A cost-benefit analysis must show that cost savings from the program match projections in order for phase two to be approved. Liberty is putting together its plan for customer engagement, outreach and education and the final details are not yet available. It is also studying what specific metrics will be used to determine when it will take control of the batteries.

“Some of the key metrics for success include the transmission cost savings for customers, and increased customer engagement in energy usage,” said Heather Tebbetts, senior rates and regulatory affairs analyst for Liberty. “We expect that initial performance metrics from the pilot will be available after year one of the pilot, and the metrics are expected to be reviewed annually.”

After phase one is deemed to be successful, the pilot will implement phase two, where Liberty will install up to 300 additional batteries.

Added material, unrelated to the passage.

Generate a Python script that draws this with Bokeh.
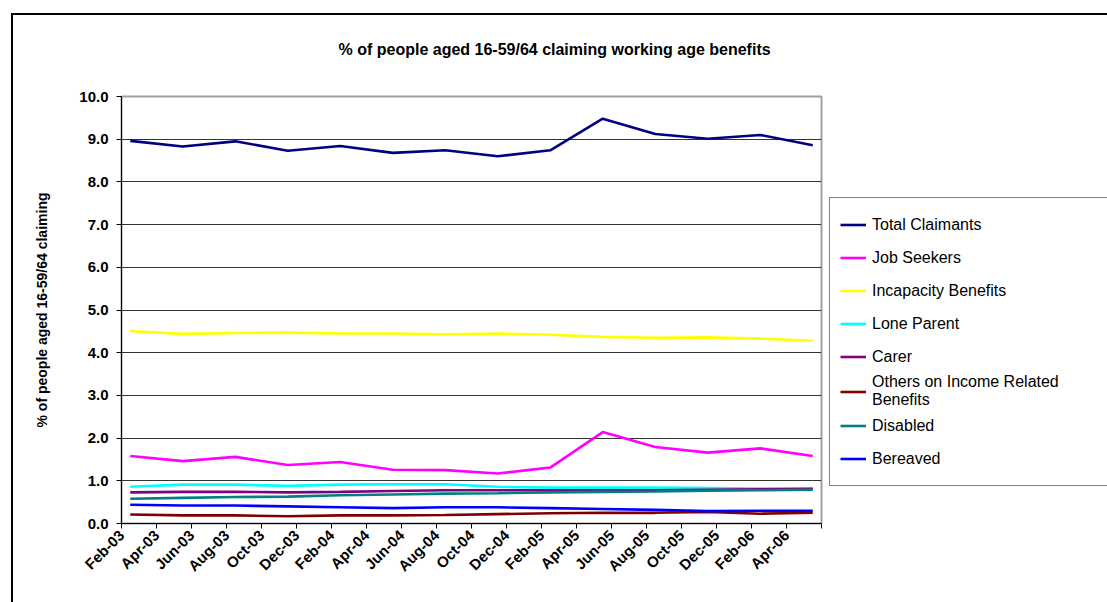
import math
from datetime import datetime
from bokeh.plotting import figure
from bokeh.models import (FixedTicker, PrintfTickFormatter, Legend, LegendItem,
                          Title, Range1d)
from bokeh.embed import file_html
from bokeh.resources import INLINE

# ---- data (quarterly observations) ----
dates = ["Feb-03", "May-03", "Aug-03", "Nov-03", "Feb-04", "May-04", "Aug-04",
         "Nov-04", "Feb-05", "May-05", "Aug-05", "Nov-05", "Feb-06", "May-06"]
tick_labels = ["Feb-03", "Apr-03", "Jun-03", "Aug-03", "Oct-03", "Dec-03",
               "Feb-04", "Apr-04", "Jun-04", "Aug-04", "Oct-04", "Dec-04",
               "Feb-05", "Apr-05", "Jun-05", "Aug-05", "Oct-05", "Dec-05",
               "Feb-06", "Apr-06"]
axis_end = "Jun-06"

total_claimants = [8.96, 8.83, 8.95, 8.73, 8.84, 8.68, 8.74, 8.60, 8.74, 9.48, 9.12, 9.01, 9.10, 8.86]
job_seekers = [1.58, 1.46, 1.56, 1.37, 1.44, 1.26, 1.25, 1.17, 1.31, 2.14, 1.79, 1.66, 1.76, 1.58]
incapacity = [4.51, 4.44, 4.46, 4.47, 4.45, 4.45, 4.43, 4.45, 4.42, 4.37, 4.35, 4.36, 4.33, 4.28]
lone_parent = [0.86, 0.91, 0.91, 0.88, 0.91, 0.92, 0.92, 0.86, 0.84, 0.84, 0.84, 0.83, 0.82, 0.81]
carer = [0.73, 0.74, 0.74, 0.73, 0.74, 0.76, 0.78, 0.78, 0.78, 0.78, 0.78, 0.79, 0.80, 0.81]
others = [0.21, 0.19, 0.19, 0.17, 0.19, 0.19, 0.20, 0.22, 0.24, 0.25, 0.25, 0.27, 0.23, 0.25]
disabled = [0.58, 0.60, 0.62, 0.63, 0.66, 0.68, 0.70, 0.71, 0.73, 0.74, 0.75, 0.77, 0.78, 0.79]
bereaved = [0.44, 0.42, 0.42, 0.40, 0.38, 0.36, 0.38, 0.38, 0.36, 0.34, 0.32, 0.29, 0.30, 0.30]

series_names = ["Total Claimants", "Job Seekers", "Incapacity Benefits", "Lone Parent",
                "Carer", "Others on Income Related\nBenefits", "Disabled", "Bereaved"]
series_values = [total_claimants, job_seekers, incapacity, lone_parent,
                 carer, others, disabled, bereaved]
series_colors = ["#000080", "#FF00FF", "#FFFF00", "#00FFFF",
                 "#800080", "#800000", "#008080", "#0000FF"]

chart_title = "% of people aged 16-59/64 claiming working age benefits"
y_label = "% of people aged 16-59/64 claiming"


def month_index(s):
    d = datetime.strptime(s, "%b-%y")
    return (d.year - 2003) * 12 + d.month - 2


xs = [month_index(d) + 0.5 for d in dates]
x_end = month_index(axis_end)

FONT = "Liberation Sans"

p = figure(frame_width=700, frame_height=427, output_backend="svg", toolbar_location=None,
           x_range=Range1d(0, x_end), y_range=Range1d(0, 10),
           min_border_left=108, min_border_right=286, min_border_top=81,
           min_border_bottom=79, background_fill_color="white",
           border_fill_color="white",
           styles={"margin-left": "11px", "margin-top": "13px",
                   "border-left": "2px solid black", "border-top": "2px solid black"})
p.outline_line_color = "#A0A0A0"
p.outline_line_width = 2

renderers = []
for vals, col in zip(series_values, series_colors):
    r = p.line(xs, vals, line_color=col, line_width=2.6)
    renderers.append(r)

# x axis
ticks = [month_index(t) for t in tick_labels] + [x_end]
overrides = {month_index(t): t for t in tick_labels}
overrides[x_end] = ""
p.xaxis.ticker = FixedTicker(ticks=ticks)
p.xaxis.major_label_overrides = overrides
p.xaxis.major_label_orientation = math.pi / 4
p.xaxis.major_label_text_font = FONT
p.xaxis.major_label_text_font_style = "bold"
p.xaxis.major_label_text_font_size = "15px"
p.xaxis.major_label_text_color = "black"
p.xaxis.major_tick_in = 0
p.xaxis.major_tick_out = 5
p.xaxis.minor_tick_line_color = None
p.xaxis.axis_line_color = "black"
p.xaxis.major_tick_line_color = "black"
p.xaxis.major_label_standoff = 4

# y axis
p.yaxis.ticker = FixedTicker(ticks=list(range(0, 11)))
p.yaxis.formatter = PrintfTickFormatter(format="%.1f")
p.yaxis.major_label_text_font = FONT
p.yaxis.major_label_text_font_style = "bold"
p.yaxis.major_label_text_font_size = "15px"
p.yaxis.major_label_text_color = "black"
p.yaxis.major_tick_in = 0
p.yaxis.major_tick_out = 5
p.yaxis.minor_tick_line_color = None
p.yaxis.axis_line_color = "black"
p.yaxis.major_tick_line_color = "black"
p.yaxis.major_label_standoff = 8
p.yaxis.axis_label = y_label
p.yaxis.axis_label_text_font = FONT
p.yaxis.axis_label_text_font_style = "bold"
p.yaxis.axis_label_text_font_size = "14px"
p.yaxis.axis_label_text_color = "black"
p.yaxis.axis_label_standoff = 26

p.xgrid.grid_line_color = None
p.ygrid.ticker = FixedTicker(ticks=list(range(0, 11)))
p.ygrid.grid_line_color = "#333333"
p.ygrid.grid_line_width = 1

# title (spacer first, so the real title sits further from the frame)
spacer = Title(text=" ", text_font_size="10px", standoff=20)
p.add_layout(spacer, "above")
main_title = Title(text=chart_title, align="left", offset=217,
                   vertical_align="middle", standoff=10,
                   text_font=FONT, text_font_style="bold",
                   text_font_size="16px", text_color="black")
p.add_layout(main_title, "above")

# legend in the right-hand panel
items = [LegendItem(label=n, renderers=[r]) for n, r in zip(series_names, renderers)]
legend = Legend(items=items, location=(8, 37), orientation="vertical",
                border_line_color="black", border_line_width=1,
                background_fill_color="white", background_fill_alpha=1,
                label_text_font=FONT, label_text_font_size="16px",
                label_text_color="black", label_text_line_height=1.05,
                glyph_width=26, glyph_height=33, label_height=33,
                label_width=225,
                label_standoff=6, spacing=0, padding=10, margin=0)
p.add_layout(legend, "right")

open("out.html", "w").write(file_html(p, INLINE))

Competitive solicitations in phase two

Phase two also provides a “bring-your-own-device” program with batteries provided by third parties. Competitive solicitations will seek battery aggregators to provide an additional 2.5 MW of battery capacity, which is equivalent to approximately 500 batteries.

The proposed settlement creates a working group to propose stakeholder meetings and analysis that will run concurrent to the implementation of phase one. One source of disagreement was who owns the batteries and at what phase of the rollout. Companies like Sunrun wanted earlier third-party participation.

“The ownership model is something Liberty got backwards. We think the program should’ve started with third-party ownership first because you’re not outlaying any ratepayer capital,” Rauscher said.

“Say if Liberty was not successful in phase one, if the issue was peak prediction but not cost-effective rates, then all that effort would go to waste,” he said.

Liberty does not expect that to occur.

“Liberty Utilities has in-depth knowledge of system operations in general, and superior knowledge of the electric system in which the pilot will take place due to the fact that we operate it, but as part of the settlement agreement we have welcomed third-party ownership of storage to provide customers with choices,” Tebbetts said.

A year ago, Liberty proposed behind-the-meter storage to reduce peak demand and to offer customers an opportunity to get directly involvement in energy management, Tebbetts said.